NEWS & ANALYSIS

Zuma throws some Shakespeare at his critics

President says he educated himself, despite never having gone to school

Zuma throws shade with some Shakespeare

Ventersdorp - President Jacob Zuma bandied about some of the bard's most famous lines from Julius Caesar and Macbeth during an address to young people in Ventersdorp on Friday.

"You know, if I tell people I never went to school, they don't believe it!" said Zuma in sharing his story of forging an education for himself despite limited opportunities.

"Not a single teacher in South Africa can claim he ever saw this forehead of mine in his/her class. Never!" he declared, chuckling.

"I never went to school because I had problems, but I took a decision to educate myself."

Zuma suggested that he was not intimidated by those who received a formal education. "Tell me today, you are educated, I don't care. I am not worried," he said.

The relaxed-looking president, dressed in a dark suit and red polka-dot tie, said that because he studied for "knowledge, not for the examination," he retains all his information.

He then offered to quote Shakespeare "to prove the point".

Taking suggestions from the crowd, Zuma then delivered an extract from Mark Antony's funeral oration from Julius Caesar, a play known for its commentary on political betrayal.

"I have come here to bury Caesar, not to praise him," quoted the President with gravitas, to the cheers of the crowd.

Revelling in the recital, Zuma then switched to another work and gave a brief synopsis of some of the key events that led up to the power-hungry Macbeth's downfall.

"Macbeth was told by a soothsayer that no one man born of a woman can kill him unless the Birnam Wood moved…. And what happened?

"In some mysterious situation, he was told the Birnam Wood is moving, and he knew that was the end of him because the enemy had taken cover there… [They] took the branches as camouflage. As they moved out they looked like the whole wood was moving…

"While he was in trouble, someone comes and tells him that the wife has just died. What does he say in the soliloquy?"

Zuma then proceeded to deliver Macbeth's lines word perfectly: "She should have died hereafter. There would have been a time for such a word. Tomorrow and tomorrow and tomorrow…"

Zuma's reading problem

In 2013, political analyst Richard Calland criticised the president's reading habits or alleged lack thereof, suggesting: "It's not that he can't read, it's that he doesn't read and he doesn't read the proper stuff; he doesn't read Cabinet briefs, he doesn't read stuff that is the meat and drink of modern, sophisticated government," Calland told the Cape Town Press Club in September of that year.

"It is not easy for one to have such disrespect for our president. The truth is we have a leader who encourages that ... and who is, in many ways, the embodiment of anti-intellectualism."

On Friday, leaving lines from the iconic playwright behind, Zuma nevertheless continued on his poetic bend in inspiring the youth to put education first.

"I wish I was still a youth," he said.

"In this freedom, I would be everything – I would even have the wings to fly…"

He said that new opportunities after apartheid meant local scientists could now go to the moon.

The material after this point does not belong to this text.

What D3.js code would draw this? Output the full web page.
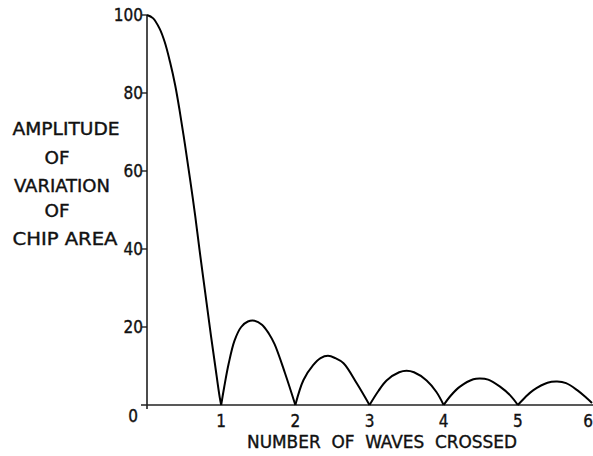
<!DOCTYPE html>
<html>
<head>
<meta charset="utf-8">
<script src="https://cdn.jsdelivr.net/npm/d3@7"></script>
<style>
	body { margin: 0; background: #fff; }
	svg { display: block; }
	text { font-family: 'DejaVu Sans Condensed', 'Liberation Sans', sans-serif; fill: #111; stroke: #111; stroke-width: 0.35px; }
</style>
</head>
<body>
<div id="chart"></div>
<script>
// values
var waveX = [0, 0.08, 0.17, 0.24, 0.31, 0.38, 0.44, 0.51, 0.58, 0.65, 0.71, 0.78, 0.85, 0.92, 0.98, 1,
	1.04, 1.1, 1.18, 1.27, 1.36, 1.45, 1.55, 1.64, 1.72, 1.86, 2,
	2.11, 2.24, 2.34, 2.44, 2.54, 2.65, 2.83, 3,
	3.12, 3.23, 3.4, 3.5, 3.6, 3.77, 3.9, 4,
	4.1, 4.22, 4.4, 4.49, 4.6, 4.76, 4.9, 5,
	5.1, 5.21, 5.4, 5.53, 5.65, 5.8, 5.92, 6];
var amplitude = [100, 99.2, 96.5, 93, 88, 82, 75.5, 67, 58, 48.5, 39.5, 29.5, 19.5, 10, 2, 0,
	4.5, 10.5, 16.5, 20, 21.4, 21.6, 20.6, 18.4, 15.6, 8.2, 0,
	6.4, 10.2, 12, 12.6, 12, 10.7, 5.5, 0,
	3.6, 6.3, 8.4, 8.8, 8.4, 6.3, 3.4, 0,
	2.5, 4.7, 6.6, 6.8, 6.5, 4.7, 2.4, 0,
	2, 3.8, 5.7, 6.0, 5.6, 3.8, 1.9, 0.5];
var xTicks = [0, 1, 2, 3, 4, 5, 6];
var yTicks = [0, 20, 40, 60, 80, 100];
var yTitle = ['AMPLITUDE', 'OF', 'VARIATION', 'OF', 'CHIP AREA'];
var xTitle = 'NUMBER  OF  WAVES  CROSSED';

(function () {
	'use strict';

	var width = 593, height = 456;

	var x = d3.scaleLinear().domain([0, 6]).range([147, 592]);
	var y = d3.scaleLinear().domain([0, 100]).range([405, 15]);

	var svg = d3.select('#chart').append('svg')
		.attr('width', width)
		.attr('height', height);

	// split the points into lobes at the zeros so the cusps stay sharp
	var lobes = [], cur = [];
	waveX.forEach(function (d, i) {
		cur.push({ x: d, y: amplitude[i] });
		if (amplitude[i] === 0 && cur.length > 1) {
			lobes.push(cur);
			cur = [{ x: d, y: 0 }];
		}
	});
	if (cur.length > 1) lobes.push(cur);

	// axes
	svg.append('line')
		.attr('x1', x(0)).attr('x2', x(0))
		.attr('y1', y(0) + 4).attr('y2', y(100))
		.attr('stroke', '#111').attr('stroke-width', 1.5);
	svg.append('line')
		.attr('x1', x(0) - 6).attr('x2', width)
		.attr('y1', y(0)).attr('y2', y(0))
		.attr('stroke', '#222').attr('stroke-width', 1.3);

	svg.selectAll('.ytick')
		.data(yTicks.filter(function (d) { return d > 0; }))
		.enter().append('line')
		.attr('class', 'ytick')
		.attr('x1', x(0) - 5).attr('x2', x(0))
		.attr('y1', function (d) { return y(d); })
		.attr('y2', function (d) { return y(d); })
		.attr('stroke', '#111').attr('stroke-width', 1.3);

	svg.selectAll('.ylab')
		.data(yTicks.filter(function (d) { return d > 0; }))
		.enter().append('text')
		.attr('class', 'ylab')
		.attr('x', x(0) - 4)
		.attr('y', function (d) { return y(d) + 6; })
		.attr('text-anchor', 'end')
		.style('font-size', '17px')
		.text(function (d) { return d; });

	svg.selectAll('.xlab')
		.data(xTicks)
		.enter().append('text')
		.attr('class', 'xlab')
		.attr('x', function (d) {
			if (d === 0) return x(d) - 14;
			return d === 6 ? width : x(d);
		})
		.attr('y', function (d) { return d === 0 ? y(0) + 17 : y(0) + 22; })
		.attr('text-anchor', function (d) { return d === 6 ? 'end' : 'middle'; })
		.style('font-size', '17px')
		.text(function (d) { return d; });

	svg.append('text')
		.attr('x', 247)
		.attr('y', 448)
		.attr('textLength', 270)
		.attr('lengthAdjust', 'spacingAndGlyphs')
		.style('font-size', '17px')
		.style('white-space', 'pre')
		.text(xTitle);

	var titleY = [135, 164, 192, 217, 245],
			titleX = [66, 57, 62, 57, 65],
			titleW = [107, 25, 96, 25, 105];
	svg.selectAll('.ytitle')
		.data(yTitle)
		.enter().append('text')
		.attr('class', 'ytitle')
		.attr('x', function (d, i) { return titleX[i] - titleW[i] / 2; })
		.attr('y', function (d, i) { return titleY[i]; })
		.attr('textLength', function (d, i) { return titleW[i]; })
		.attr('lengthAdjust', 'spacingAndGlyphs')
		.style('font-size', '17px')
		.text(function (d) { return d; });

	var line = d3.line()
		.x(function (d) { return x(d.x); })
		.y(function (d) { return y(d.y); })
		.curve(d3.curveCatmullRom.alpha(0.5));

	svg.selectAll('.lobe')
		.data(lobes)
		.enter().append('path')
		.attr('class', 'lobe')
		.attr('d', line)
		.attr('fill', 'none')
		.attr('stroke', '#000')
		.attr('stroke-width', 2);
})();
</script>
</body>
</html>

"You must always want to jump and catch the moon…"

While Zuma did not complete formal schooling, independently, he pursued learning.

His official biography on the ANC website describes, in particular, his years of imprisonment on Robben Island as a time which "taught president Zuma and many of his peers many things about our country and struggle. It became a university in the true sense of the word."

Role models

Earlier during Friday's address, Zuma introduced a number of young people attending the ceremony who were being honoured for achievements. One was a woman Zuma reassured the crowd who was, despite her apparently youthful appearance, "a qualified doctor”.

Another was a young man who had invented items including an electronic vuvuzela and automatic shoe polisher.

Zuma also made mention of the need for physical wellbeing for the youth.

"You can be a young person but have the body of an old person because you are not exercising and you are going to get sick."

During his speech, Zuma commented on the court case involving the death of 16-year-old Matlhomola Mosweu, who died after allegedly being caught stealing sunflowers in Coligny.

According to allegations, the boy broke his neck while jumping off a moving bakkie.

Two farm workers were arrested for the death and subsequently released on bail. Outraged residents burned homes and looted shops in the town.

"The town of Coligny here in North West lost a young person… who was brutally murdered," Zuma said.

"The circumstances of this murder will be determined by the courts and we should allow the law to take its course."

Zuma urged that the death "should unite the people of Coligny in the determination to defeat racism".

Youth Day marks the anniversary of protest action on this date in 1976 by black schoolchildren against the oppressive Bantu education.  The demonstrations were marked by police brutality and violence against the youth.